EU-Gipfel in Brüssel Solidarität, Stabilität und Streit um Euro-Bonds

Stand: 16.12.2010 13:30 Uhr

Deutschland gegen Luxemburg - das war vor dem heutigen EU-Gipfel einer der Konflikte. Streitthema ist die Einführung von Euro-Bonds. Doch vor Beginn des Treffens setzten beide Seiten auf solidarische Töne. Denn im Ziel, der Stabilisierung der Eurozone, sind sich alle einig.

Von Wolfgang Landmesser, WDR-Hörfunkstudio Brüssel

Kurz vor dem Gipfel überwiegen die versöhnlichen Töne. Grundsätzlich gebe es gar keinen Konflikt zwischen ihm und Bundeskanzlerin Angela Merkel, so der luxemburgische Ministerpräsident Jean-Claude Juncker. Er setzt sich massiv für die sogenannten Euro-Bonds ein. Die Kanzlerin ist bisher strikt gegen gemeinsame Staatsanleihen in der Eurozone.

Aber die gemeinsame Richtung sei klar, sagte Juncker am Morgen der ARD. In dieser Frage gebe es "gar keinen Dissens zwischen den Mitgliedsstaaten der Eurozone oder zwischen Frau Merkel und mir". Er sei sehr dafür, in Europa und in der Eurozone "Solidität mit Solidarität in Einklang zu bringen".

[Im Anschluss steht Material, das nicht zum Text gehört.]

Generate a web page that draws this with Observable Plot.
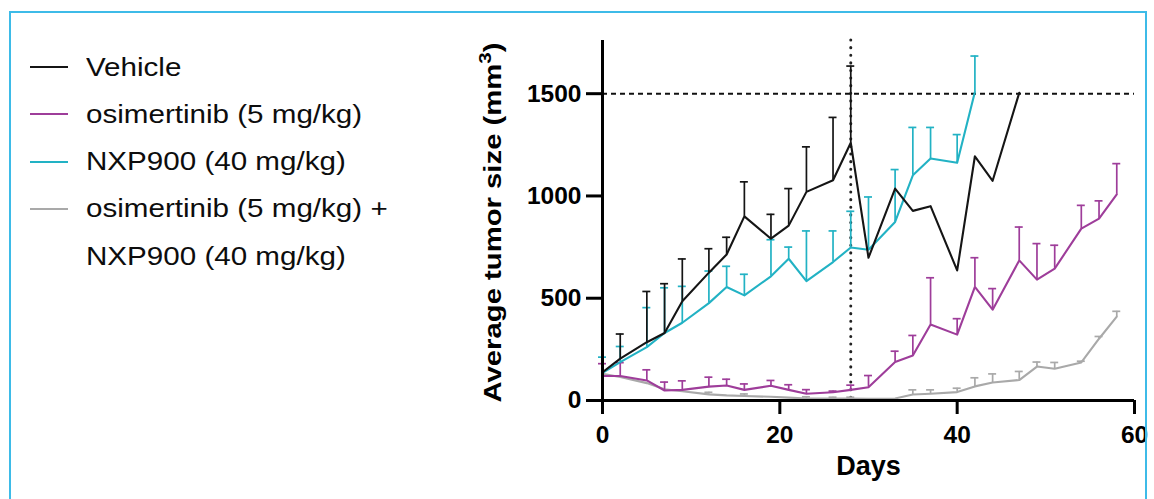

Vorbereitung für neuen Krisenmechanismus

Erreichen will das die EU durch einen langfristigen Krisenfonds, den die Regierungschefs auf ihrem Gipfel absegnen wollen. Auf die Hilfen sollen Euroländer in Finanznot zurückgreifen können - auch nach 2013, wenn der jetzt geltende Rettungsschirm endet. Solidarität in der Eurozone ist auch für Merkel ein hohes Gut, machte sie in ihrer gestrigen Regierungserklärung deutlich. "Niemand in Europa wird fallen gelassen", betonte sie. "Europa gelingt gemeinsam und ich füge hinzu, Europa gelingt nur gemeinsam."

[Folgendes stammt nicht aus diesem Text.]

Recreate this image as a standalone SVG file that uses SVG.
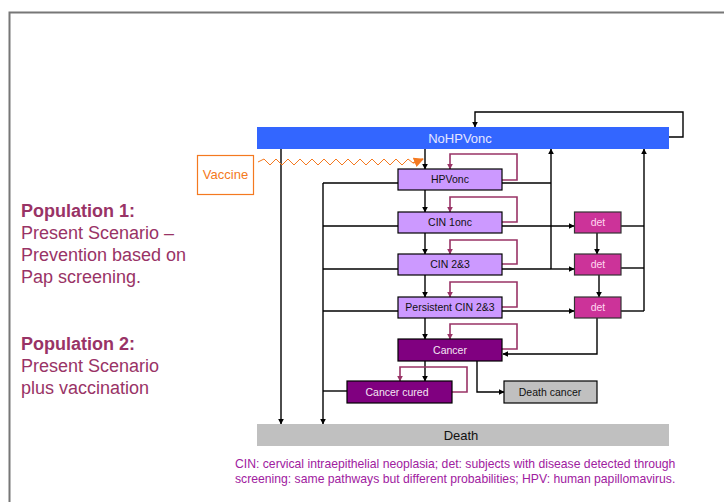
<svg xmlns="http://www.w3.org/2000/svg" width="724" height="502" viewBox="0 0 724 502">
<defs>
<marker id="ab" viewBox="0 0 10 10" refX="9" refY="5" markerWidth="6" markerHeight="6" orient="auto" markerUnits="userSpaceOnUse"><path d="M0,0 L10,5 L0,10 z" fill="#000"/></marker>
<marker id="am" viewBox="0 0 10 10" refX="9" refY="5" markerWidth="6" markerHeight="6" orient="auto" markerUnits="userSpaceOnUse"><path d="M0,0 L10,5 L0,10 z" fill="#993366"/></marker>
<marker id="ao" viewBox="0 0 10 10" refX="9" refY="5" markerWidth="10" markerHeight="10" orient="auto" markerUnits="userSpaceOnUse"><path d="M0,0 L10,5 L0,10 z" fill="#f47920"/></marker>
</defs>
<style>
text{font-family:"Liberation Sans",Arial,sans-serif}
.c{fill:none;stroke:#000;stroke-width:1.4}
.ca{fill:none;stroke:#000;stroke-width:1.4;marker-end:url(#ab)}
.m{fill:none;stroke:#993366;stroke-width:1.6;marker-end:url(#am)}
.cin rect{fill:#cc99ff;stroke:#000;stroke-width:1.2}
.cin text{font-size:10.5px;fill:#111;text-anchor:middle}
.det rect{fill:#cc3399;stroke:#333;stroke-width:1.2}
.det text{font-size:10.5px;fill:#ffd6f0;text-anchor:middle}
.can rect{fill:#800080;stroke:#000;stroke-width:1.2}
.can text{font-size:10.5px;fill:#f4e6f4;text-anchor:middle}
.side{font-size:18px;fill:#993366}
.note{font-size:12.2px;fill:#a020a0}
</style>
<rect width="724" height="502" fill="#fff"/>
<path d="M9.5,502 V12.5 H724" fill="none" stroke="#777" stroke-width="2"/>

<g id="side-text">
<text class="side" x="21" y="217" font-weight="bold">Population 1:</text>
<text class="side" x="21" y="239">Present Scenario –</text>
<text class="side" x="21" y="261">Prevention based on</text>
<text class="side" x="21" y="283">Pap screening.</text>
<text class="side" x="21" y="350" font-weight="bold">Population 2:</text>
<text class="side" x="21" y="372">Present Scenario</text>
<text class="side" x="21" y="394">plus vaccination</text>
</g>

<g id="connectors">
<path class="ca" d="M669,137 H683 V112 H475 V127"/>
<path class="ca" d="M425,149 V169"/>
<path class="ca" d="M425,190 V212"/>
<path class="ca" d="M425,233 V254"/>
<path class="ca" d="M425,275 V297"/>
<path class="ca" d="M425,318 V339"/>
<path class="ca" d="M425,361 V381"/>
<path class="ca" d="M281,149 V424"/>
<path class="ca" d="M323,183 V424"/>
<path class="c" d="M398,183 H323"/>
<path class="c" d="M398,226 H323"/>
<path class="c" d="M398,269 H323"/>
<path class="c" d="M398,311 H323"/>
<path class="c" d="M347,391 H323"/>
<path class="ca" d="M551,269 V149"/>
<path class="c" d="M502,183 H551"/>
<path class="ca" d="M502,226 H574"/>
<path class="c" d="M502,269 H551"/>
<path class="ca" d="M551,269 H574"/>
<path class="ca" d="M502,311 H574" stroke-width="2"/>
<path class="ca" d="M597,233 V254"/>
<path class="ca" d="M599,275 V297"/>
<path class="ca" d="M597,318 V354 H503"/>
<path class="ca" d="M644,311 V149"/>
<path class="c" d="M621,226 H644"/>
<path class="c" d="M621,268 H644"/>
<path class="c" d="M621,311 H644"/>
<path class="ca" d="M477,361 V392 H504"/>
<path class="m" d="M502,180 H517 V154 H450 V169"/>
<path class="m" d="M502,222 H517 V197 H450 V212"/>
<path class="m" d="M502,264 H517 V240 H450 V254"/>
<path class="m" d="M502,307 H517 V282 H450 V297"/>
<path class="m" d="M502,349 H517 V324 H450 V339"/>
<path class="m" d="M452,392 H467 V367 H400 V381"/>
<polyline points="258,162 264,159 270,165 276,159 282,165 288,159 294,165 300,159 306,165 312,159 318,165 324,159 330,165 336,159 342,165 348,159 354,165 360,159 366,165 372,159 378,165 384,159 390,165 396,159 402,165 408,159 413,163" fill="none" stroke="#f47920" stroke-width="1"/>
<path d="M413,163 L423,159" fill="none" stroke="#f47920" stroke-width="1.5" marker-end="url(#ao)"/>
</g>

<g id="nohpvonc">
<rect x="257" y="127" width="412" height="22" fill="#3366ff"/>
<text x="460" y="142.5" font-size="13" fill="#e6e6ff" text-anchor="middle">NoHPVonc</text>
</g>
<g id="vaccine">
<rect x="197.5" y="155.5" width="56" height="39" fill="#fff" stroke="#f47920" stroke-width="1.2"/>
<text x="225.5" y="179" font-size="13" fill="#f47920" text-anchor="middle">Vaccine</text>
</g>
<g id="hpvonc" class="cin"><rect x="398" y="169" width="104" height="21"/><text x="450" y="183">HPVonc</text></g>
<g id="cin1" class="cin"><rect x="398" y="212" width="104" height="21"/><text x="450" y="226">CIN  1onc</text></g>
<g id="cin23" class="cin"><rect x="398" y="254" width="104" height="21"/><text x="450" y="268">CIN  2&amp;3</text></g>
<g id="pcin23" class="cin"><rect x="398" y="297" width="104" height="21"/><text x="450" y="311">Persistent CIN  2&amp;3</text></g>
<g id="det1" class="det"><rect x="574.5" y="212" width="46.5" height="21"/><text x="598" y="226">det</text></g>
<g id="det2" class="det"><rect x="574.5" y="254" width="46.5" height="21"/><text x="598" y="268">det</text></g>
<g id="det3" class="det"><rect x="574.5" y="297" width="46.5" height="21"/><text x="598" y="311">det</text></g>
<g id="cancer" class="can"><rect x="398" y="339" width="104" height="22"/><text x="450" y="354">Cancer</text></g>
<g id="cancer-cured" class="can"><rect x="347" y="381" width="105" height="22"/><text x="397" y="396">Cancer cured</text></g>
<g id="death-cancer"><rect x="504" y="381" width="93" height="22" fill="#c0c0c0" stroke="#000" stroke-width="1.2"/><text x="550" y="396" font-size="10.5" fill="#111" text-anchor="middle">Death cancer</text></g>
<g id="death"><rect x="257" y="424" width="412" height="22" fill="#c0c0c0"/><text x="461" y="440" font-size="13" fill="#111" text-anchor="middle">Death</text></g>

<g id="footnote">
<text class="note" x="235" y="468">CIN: cervical intraepithelial neoplasia; det: subjects with disease detected through</text>
<text class="note" x="235" y="483">screening: same pathways but different probabilities; HPV: human papillomavirus.</text>
</g>
</svg>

Andererseits pocht die Bundesregierung darauf, dass die Hilfen nur dann fließen, wenn gar nichts mehr geht. Und nur unter harten Sparauflagen. Außerdem haben die Deutschen durchgesetzt, dass der Vertrag von Lissabon ergänzt wird. "Die Gewährung finanzieller Hilfe unter dem Mechanismus unterliegt strikter Konditionalität", soll es laut Entwurf der Gipfelerklärung im entsprechenden Artikel heißen.

Politik der Mitgliedsstaaten wird stärker überwacht

Brüssel soll künftig schärfer überwachen, dass die Stabilitätsregeln der Währung eingehalten werden. Und die Mitgliedsstaaten müssten ihre Wirtschafts- und Finanzpolitik besser koordinieren. Dafür seien Euro-Bonds aber nicht notwendig, meint die Kanzlerin. Es sei wichtig, über weitere politische Integration zu sprechen. Aber sie warnte vor dem Fehler der "Vergemeinschaftung der Risiken, wie es bei Euro-Bonds zum Beispiel geschieht". Das sei keine Lösung.

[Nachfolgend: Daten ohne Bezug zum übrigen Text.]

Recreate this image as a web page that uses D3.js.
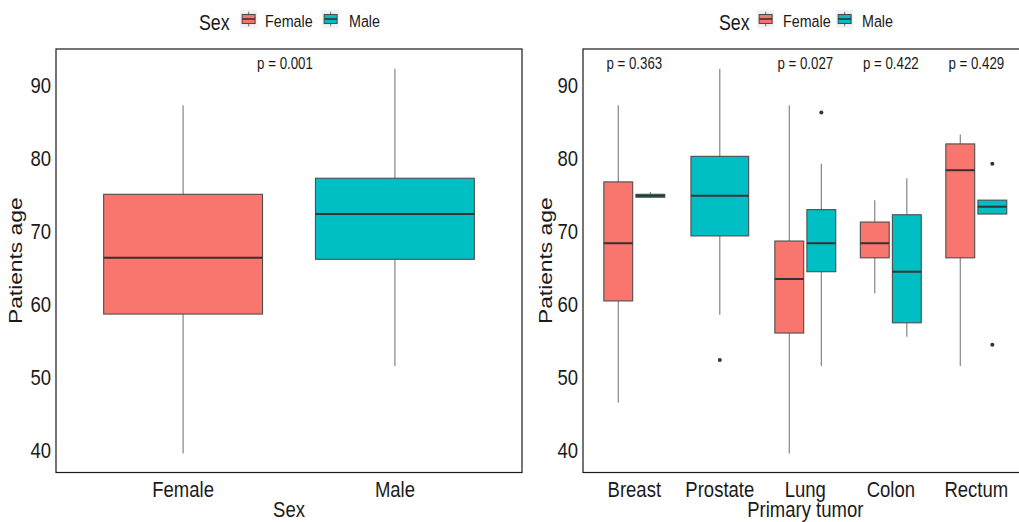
<!DOCTYPE html>
<html>
<head>
<meta charset="utf-8">
<script src="https://cdn.jsdelivr.net/npm/d3@7"></script>
<style>
  body { margin: 0; background: #fff; }
  svg { display: block; }
  text { font-family: "Liberation Sans", Arial, sans-serif; fill: #1a1a1a; }
</style>
</head>
<body>
<svg id="chart" width="1019" height="522"></svg>
<script>
// ---- data -------------------------------------------------------------
const sexes = ["Female", "Male"];
const sexColors = ["#F8766D", "#00BFC4"];
const ageTicks = [40, 50, 60, 70, 80, 90];

// age by sex: whisker ends, quartiles, median
const sexLow    = [39.4, 51.4];
const sexQ1     = [58.5, 66.0];
const sexMedian = [66.2, 72.2];
const sexQ3     = [74.9, 77.1];
const sexHigh   = [87.1, 92.1];
const sexPLabel = "p = 0.001";

// age by primary tumor and sex (no female prostate cases)
const tumors = ["Breast", "Prostate", "Lung", "Colon", "Rectum"];
const tumorPLabels = ["p = 0.363", "", "p = 0.027", "p = 0.422", "p = 0.429"];

const femaleLow    = [46.4, null, 39.4, 61.3, 51.4];
const femaleQ1     = [60.3, null, 55.9, 66.2, 66.2];
const femaleMedian = [68.2, null, 63.3, 68.2, 78.2];
const femaleQ3     = [76.6, null, 68.5, 71.1, 81.8];
const femaleHigh   = [87.1, null, 87.1, 74.1, 83.1];
const femaleOut    = [[], [], [], [], []];

const maleLow    = [74.4, 58.4, 51.4, 55.4, 72.2];
const maleQ1     = [74.5, 69.2, 64.3, 57.3, 72.2];
const maleMedian = [74.7, 74.7, 68.2, 64.3, 73.2];
const maleQ3     = [74.9, 80.1, 72.8, 72.1, 74.1];
const maleHigh   = [75.2, 92.1, 79.1, 77.1, 74.1];
const maleOut    = [[], [52.2], [86.1], [], [79.1, 54.3]];

const pLabelAge = 92;

// ---- layout -----------------------------------------------------------
const svg = d3.select("#chart");
const panelTop = 49, panelBottom = 472.5;
const y = d3.scaleLinear().domain([36.8, 94.8]).range([panelBottom, panelTop]);

const BOX_STROKE = "#4d4d4d", WHISKER = "#7a7a7a", MEDIAN = "#333333";

// text is drawn slightly taller than wide
function label(g, x, yy, str, size, anchor, rotate) {
  return g.append("text")
    .attr("transform", `translate(${x},${yy}) scale(1,1.2)` + (rotate ? " rotate(-90)" : ""))
    .attr("text-anchor", anchor || "start")
    .style("font-size", size + "px")
    .text(str);
}

function drawBox(g, b) {
  g.append("line").attr("x1", b.cx).attr("x2", b.cx)
    .attr("y1", y(b.hi)).attr("y2", y(b.q3))
    .attr("stroke", WHISKER).attr("stroke-width", 1.1);
  g.append("line").attr("x1", b.cx).attr("x2", b.cx)
    .attr("y1", y(b.q1)).attr("y2", y(b.lo))
    .attr("stroke", WHISKER).attr("stroke-width", 1.1);
  g.append("rect")
    .attr("x", b.cx - b.w / 2).attr("width", b.w)
    .attr("y", y(b.q3)).attr("height", Math.max(0.5, y(b.q1) - y(b.q3)))
    .attr("fill", b.fill).attr("stroke", BOX_STROKE).attr("stroke-width", 1.1);
  g.append("line").attr("x1", b.cx - b.w / 2).attr("x2", b.cx + b.w / 2)
    .attr("y1", y(b.med)).attr("y2", y(b.med))
    .attr("stroke", MEDIAN).attr("stroke-width", 2);
  g.selectAll(null).data(b.out).enter().append("circle")
    .attr("cx", b.cx).attr("cy", d => y(d)).attr("r", 2)
    .attr("fill", "#333");
}

function drawPanel(opts) {
  const g = svg.append("g");
  const x = d3.scaleBand().domain(opts.cats).range([opts.x0, opts.x1])
    .paddingInner(0).paddingOuter(0.1);
  const step = x.step();

  // y axis labels
  const ya = g.append("g").attr("transform", `translate(${opts.x0},0)`)
    .call(d3.axisLeft(y).tickValues(ageTicks).tickSize(0).tickPadding(5));
  ya.select(".domain").remove();
  ya.selectAll("text").attr("dy", "0.36em").attr("transform", "scale(1,1.2)")
    .style("font-size", "18.5px").style("font-family", '"Liberation Sans", Arial, sans-serif')
    .attr("fill", "#1a1a1a");

  // x axis labels
  const xa = g.append("g").attr("transform", `translate(0,${panelBottom})`)
    .call(d3.axisBottom(x).tickSize(0));
  xa.select(".domain").remove();
  xa.selectAll("text").attr("y", 20.4).attr("dy", 0).attr("transform", "scale(1,1.2)")
    .style("font-size", "18.5px").style("font-family", '"Liberation Sans", Arial, sans-serif')
    .attr("fill", "#1a1a1a");

  // boxes
  opts.boxes(x, step).forEach(b => drawBox(g, b));

  // p-value labels
  opts.pLabels(x).forEach(p => label(g, p.x, y(pLabelAge), p.text, 13.3, "middle"));

  // panel frame
  g.append("rect").attr("x", opts.x0).attr("y", panelTop)
    .attr("width", opts.x1 - opts.x0).attr("height", panelBottom - panelTop)
    .attr("fill", "none").attr("stroke", "#1a1a1a").attr("stroke-width", 1.2);

  // titles
  label(g, (opts.x0 + opts.x1) / 2, opts.xTitleY, opts.xTitle, 18.5, "middle");
  label(g, opts.yTitleX, (panelTop + panelBottom) / 2, "Patients age", 19, "middle", true);

  // legend
  const lg = g.append("g");
  label(lg, opts.legend.title, 30, "Sex", 17.8, "start");
  sexes.forEach((s, i) => {
    const kx = opts.legend.keys[i];
    lg.append("rect").attr("x", kx - 1).attr("y", 10).attr("width", 17.3).attr("height", 18)
      .attr("fill", "#f2f2f2");
    const cx = kx + 7.65;
    lg.append("line").attr("x1", cx).attr("x2", cx).attr("y1", 11.8).attr("y2", 26.2)
      .attr("stroke", WHISKER).attr("stroke-width", 1.1);
    lg.append("rect").attr("x", kx + 1.2).attr("y", 14.5).attr("width", 12.9).attr("height", 9)
      .attr("fill", sexColors[i]).attr("stroke", BOX_STROKE).attr("stroke-width", 1.1);
    lg.append("line").attr("x1", kx + 1.2).attr("x2", kx + 14.1).attr("y1", 19).attr("y2", 19)
      .attr("stroke", MEDIAN).attr("stroke-width", 1.6);
    label(lg, opts.legend.labels[i], 26.7, s, 14.3, "start");
  });
}

// left: age by sex
drawPanel({
  cats: sexes, x0: 56, x1: 522,
  xTitle: "Sex", xTitleY: 517, yTitleX: 22,
  legend: { title: 199, keys: [241, 323], labels: [265, 349] },
  boxes: (x, step) => sexes.map((s, i) => ({
    cx: x(s) + step / 2, w: 0.75 * step, fill: sexColors[i],
    lo: sexLow[i], q1: sexQ1[i], med: sexMedian[i], q3: sexQ3[i], hi: sexHigh[i], out: []
  })),
  pLabels: x => [{ x: (x(sexes[0]) + x(sexes[1]) + x.step()) / 2 - 4, text: sexPLabel }]
});

// right: age by primary tumor, dodged by sex
drawPanel({
  cats: tumors, x0: 583, x1: 1027.6,
  xTitle: "Primary tumor", xTitleY: 517, yTitleX: 551.5,
  legend: { title: 719, keys: [758, 837], labels: [783, 862] },
  boxes: (x, step) => {
    const out = [];
    tumors.forEach((t, i) => {
      const c = x(t) + step / 2;
      const groups = [];
      if (femaleMedian[i] != null) groups.push({ fill: sexColors[0],
        lo: femaleLow[i], q1: femaleQ1[i], med: femaleMedian[i], q3: femaleQ3[i], hi: femaleHigh[i], out: femaleOut[i] });
      if (maleMedian[i] != null) groups.push({ fill: sexColors[1],
        lo: maleLow[i], q1: maleQ1[i], med: maleMedian[i], q3: maleQ3[i], hi: maleHigh[i], out: maleOut[i] });
      const slot = 0.75 * step / groups.length;
      groups.forEach((gr, k) => {
        gr.cx = c - 0.375 * step + slot * (k + 0.5);
        gr.w = slot * 0.9;
        out.push(gr);
      });
    });
    return out;
  },
  pLabels: x => tumors.map((t, i) => ({ x: x(t) + x.step() / 2, text: tumorPLabels[i] }))
                      .filter(p => p.text)
});
</script>
</body>
</html>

Laut Bundesregierung würden Euro-Bonds eine höhere Belastung für den Bundeshaushalt bedeuten, weil die Deutschen dann auch für die Schulden der anderen Euroländer mithaften würden. Die Befürworter bestreiten das. Schließlich könnten die Staaten nur einen bestimmten Anteil ihrer Staatsschulden über Euro-Bonds finanzieren. Für den Rest müssten sie entsprechend höhere Zinsen zahlen. Und das bedeute, so Eurogruppenchef Juncker. "Der Vorschlag Euro-Bonds ist kein Freibrief für Benehmen, das nicht im Einklang stünde mit den Regeln des Stabilitätspaktes."

"Euro in einer Systemkrise"

Der Euro stecke in einer Systemkrise, argumentiert der luxemburgische Ministerpräsident. Deswegen müsse auch ein neues System her, das die Spekulationen stoppt. Euro-Bonds, so die Idee, seien besser, als den Euro-Rettungsschirm ständig auszuweiten.

Auf dem EU-Gipfel sind Euro-Bonds aber kein offizielles Thema. Auch EU-Kommissionspräsident José Manuel Barroso sieht im Moment keine Chance, gemeinsame Staatsanleihen in die Tat umzusetzen - auch wenn sie im Prinzip eine gute Sache seien. "Wir befinden uns in einer Krisensituation", sagte er. "Wir haben bereits finanzielle Mechanismen, um die Krise zu bewältigen, wie den Eurorettungsfonds. Diese sind noch lange nicht ausgeschöpft, sie können verbessert und angepasst werden - viel schneller als jede andere Alternative."

In der Runde der Staats- und Regierungschefs gibt es Stimmen, den 750-Milliarden-Euro-Schirm schon jetzt zu vergrößern. Irland ist der erste Euro-Staat, der Kredite in Anspruch genommen hat. Portugal gilt als nächster Kandidat. Aber wenn auch große Länder wie Spanien oder Italien Hilfe brauchen sollten, könnte der Rettungsfonds rasch am Limit sein, fürchten vor allem die Länder, die unter dem Beschuss der Finanzmärkte stehen.